Wir besuchen viele Familien mit verstümmelten Kindern. Wo wir vor der Tür die Schuhe ausziehen – stehen bei ihnen die Rollstühle. In einer der ersten Familien treffen wir auf Ranya*, ein 16–jähriges hübsches Mädchen, das kerzengerade auf seinem Bett sitzt. Aber von der Hüfte abwärts ist Ranya gelähmt. Ihre Mutter trägt nur noch Schwarz, seit sie in diesem Krieg nicht nur ihren Ehemann, sondern auch noch zwei ihrer Kinder verlor. Die schwarze Kleidung verbirgt zwar ihren Körper, den abgrundtiefen Kummer in ihren Augen kann sie nicht verbergen. Ranya berichtet uns, welche Umstände zu ihrer schweren Verletzung geführt haben. Sie war wie gewöhnlich auf dem Weg zur Schule, als sie von einem Geschoss in den Rücken getroffen wurde. An diesem Punkt seines Berichts bekommt das Mädchen ganz plötzlich einen Anfall. Die furchtbaren Erlebnisse gehen so tief, dass die bloße Erinnerung daran unerträglich wird. An diesem Punkt schaltet Ranyas Gehirn gewissermaßen ab, Verstand und Seele verfallen in eine Schutzstarre.

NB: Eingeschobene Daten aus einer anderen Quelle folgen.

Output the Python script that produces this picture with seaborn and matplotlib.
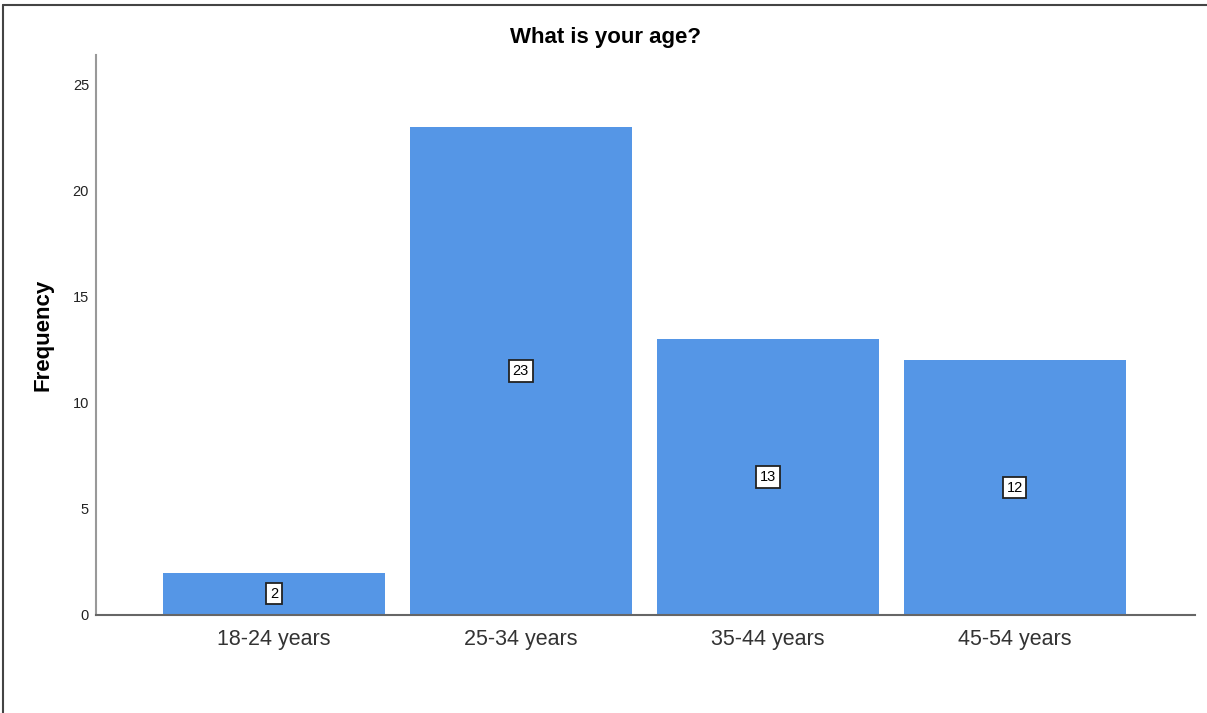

Ihre Mutter, die dieses zerstörte, trostlose Leben ihrer Tochter mitträgt, weiß, was in solchen Momenten zu tun ist, sie hat das schon oft erlebt. Nach einigen Minuten fällt Ranya in einen tiefen Schlaf. Spontan umarme ich ihre Mutter, eine Zeit lang halten wir einander schweigend: zwei Frauen in der tiefen Verbundenheit des Mutterseins, hier braucht es keine Worte. Doch ihre Tochter ist für immer gezeichnet, meinen Kindern hingegen geht es gut – es könnte auch ganz anders sein… Unsere Herzen sind voller Schmerz über die Verwüstung, der ganze Raum ist von Schweigen erfüllt. Wir verabschieden uns bald, fühlen uns erschöpft und ausgelaugt, ja fast schon schuldig, dass wir diese Hölle im Gegensatz zu ihnen hinter uns lassen können.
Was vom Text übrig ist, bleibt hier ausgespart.